--- Set problem ---
Retype exactly the lines from the first one through the line with "Chart.register(...registerables);", including both ends; skip any pictures.
============================================================
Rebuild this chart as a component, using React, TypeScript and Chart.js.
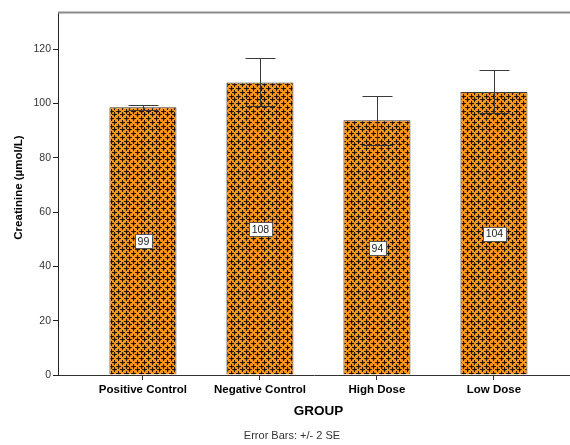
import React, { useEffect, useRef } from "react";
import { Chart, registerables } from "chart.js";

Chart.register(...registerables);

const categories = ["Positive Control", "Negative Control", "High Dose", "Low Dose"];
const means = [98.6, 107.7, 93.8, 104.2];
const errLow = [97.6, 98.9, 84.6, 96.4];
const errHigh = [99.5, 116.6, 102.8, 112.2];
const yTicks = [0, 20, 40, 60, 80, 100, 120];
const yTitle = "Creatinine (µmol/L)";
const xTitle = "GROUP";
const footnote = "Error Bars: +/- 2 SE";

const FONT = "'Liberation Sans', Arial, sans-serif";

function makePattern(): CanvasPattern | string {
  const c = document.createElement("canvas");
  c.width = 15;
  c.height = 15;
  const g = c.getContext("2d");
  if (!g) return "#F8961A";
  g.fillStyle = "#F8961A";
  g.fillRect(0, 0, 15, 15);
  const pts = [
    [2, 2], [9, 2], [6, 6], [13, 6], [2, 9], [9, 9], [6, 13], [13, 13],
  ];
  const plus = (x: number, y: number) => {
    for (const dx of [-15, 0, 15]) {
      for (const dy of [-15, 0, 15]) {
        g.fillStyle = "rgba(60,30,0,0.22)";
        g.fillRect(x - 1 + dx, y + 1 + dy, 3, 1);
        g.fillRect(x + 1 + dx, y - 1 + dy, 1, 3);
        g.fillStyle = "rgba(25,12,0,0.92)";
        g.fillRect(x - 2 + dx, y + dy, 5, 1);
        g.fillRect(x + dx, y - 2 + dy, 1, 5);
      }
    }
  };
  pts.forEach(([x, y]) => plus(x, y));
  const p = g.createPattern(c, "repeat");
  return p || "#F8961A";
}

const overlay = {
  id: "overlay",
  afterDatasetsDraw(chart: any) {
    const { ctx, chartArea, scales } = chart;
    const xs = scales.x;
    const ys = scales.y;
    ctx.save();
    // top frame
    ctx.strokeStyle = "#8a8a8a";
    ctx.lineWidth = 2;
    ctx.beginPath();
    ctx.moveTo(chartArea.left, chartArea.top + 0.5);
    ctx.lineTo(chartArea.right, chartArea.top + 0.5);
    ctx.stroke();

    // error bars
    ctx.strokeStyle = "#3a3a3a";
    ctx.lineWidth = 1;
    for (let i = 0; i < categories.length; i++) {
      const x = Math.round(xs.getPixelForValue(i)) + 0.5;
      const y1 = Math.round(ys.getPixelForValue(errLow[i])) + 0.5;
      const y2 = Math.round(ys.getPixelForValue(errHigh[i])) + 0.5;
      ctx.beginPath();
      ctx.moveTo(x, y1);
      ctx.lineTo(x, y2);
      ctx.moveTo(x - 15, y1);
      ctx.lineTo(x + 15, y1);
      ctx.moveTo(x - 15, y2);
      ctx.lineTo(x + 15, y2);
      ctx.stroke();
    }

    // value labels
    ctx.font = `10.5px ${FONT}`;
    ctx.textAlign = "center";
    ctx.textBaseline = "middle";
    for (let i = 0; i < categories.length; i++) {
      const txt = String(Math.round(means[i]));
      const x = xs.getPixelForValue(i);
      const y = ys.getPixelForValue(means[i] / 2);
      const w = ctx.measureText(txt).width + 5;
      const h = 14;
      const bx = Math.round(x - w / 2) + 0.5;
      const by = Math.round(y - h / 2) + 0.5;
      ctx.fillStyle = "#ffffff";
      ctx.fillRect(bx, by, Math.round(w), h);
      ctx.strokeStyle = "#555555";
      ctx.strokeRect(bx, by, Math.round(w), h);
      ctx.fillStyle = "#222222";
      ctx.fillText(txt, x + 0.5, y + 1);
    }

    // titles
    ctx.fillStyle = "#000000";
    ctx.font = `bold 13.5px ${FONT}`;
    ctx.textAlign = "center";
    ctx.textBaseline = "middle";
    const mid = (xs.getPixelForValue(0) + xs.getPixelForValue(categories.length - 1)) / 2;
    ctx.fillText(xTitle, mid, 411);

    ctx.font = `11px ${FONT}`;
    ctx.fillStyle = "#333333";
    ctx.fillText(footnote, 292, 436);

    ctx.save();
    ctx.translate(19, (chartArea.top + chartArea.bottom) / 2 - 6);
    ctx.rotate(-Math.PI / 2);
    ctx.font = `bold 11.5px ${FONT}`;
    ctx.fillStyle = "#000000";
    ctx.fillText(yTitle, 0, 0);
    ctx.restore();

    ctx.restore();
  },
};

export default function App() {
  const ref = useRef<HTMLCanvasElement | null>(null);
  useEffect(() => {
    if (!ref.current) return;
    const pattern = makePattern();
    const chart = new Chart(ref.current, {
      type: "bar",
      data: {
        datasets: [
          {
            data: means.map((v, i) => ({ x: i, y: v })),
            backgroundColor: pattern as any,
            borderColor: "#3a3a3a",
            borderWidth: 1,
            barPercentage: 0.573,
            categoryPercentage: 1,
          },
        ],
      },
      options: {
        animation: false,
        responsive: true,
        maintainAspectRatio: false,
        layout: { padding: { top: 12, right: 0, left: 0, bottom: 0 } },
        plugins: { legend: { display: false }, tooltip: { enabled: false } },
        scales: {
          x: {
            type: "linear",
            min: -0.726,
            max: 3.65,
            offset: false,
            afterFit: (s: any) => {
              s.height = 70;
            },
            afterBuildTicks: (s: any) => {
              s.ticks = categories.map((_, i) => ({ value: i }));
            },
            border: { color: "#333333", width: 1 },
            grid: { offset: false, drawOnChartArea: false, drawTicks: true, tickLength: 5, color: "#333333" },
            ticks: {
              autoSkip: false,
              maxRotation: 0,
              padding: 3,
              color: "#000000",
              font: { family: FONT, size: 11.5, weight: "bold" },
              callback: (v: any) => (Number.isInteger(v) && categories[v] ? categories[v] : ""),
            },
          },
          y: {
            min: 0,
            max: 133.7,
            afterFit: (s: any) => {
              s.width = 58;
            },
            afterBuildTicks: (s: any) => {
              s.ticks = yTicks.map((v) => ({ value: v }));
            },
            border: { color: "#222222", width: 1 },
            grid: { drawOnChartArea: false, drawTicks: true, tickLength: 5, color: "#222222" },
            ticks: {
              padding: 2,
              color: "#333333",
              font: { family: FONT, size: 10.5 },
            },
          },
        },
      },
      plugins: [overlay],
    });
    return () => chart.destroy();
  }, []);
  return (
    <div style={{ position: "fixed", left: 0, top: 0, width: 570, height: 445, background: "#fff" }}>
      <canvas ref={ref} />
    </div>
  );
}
============================================================
--- Written response ---
Rebuild this chart as a component, using React, TypeScript and Chart.js.
import React, { useEffect, useRef } from "react";
import { Chart, registerables } from "chart.js";

Chart.register(...registerables);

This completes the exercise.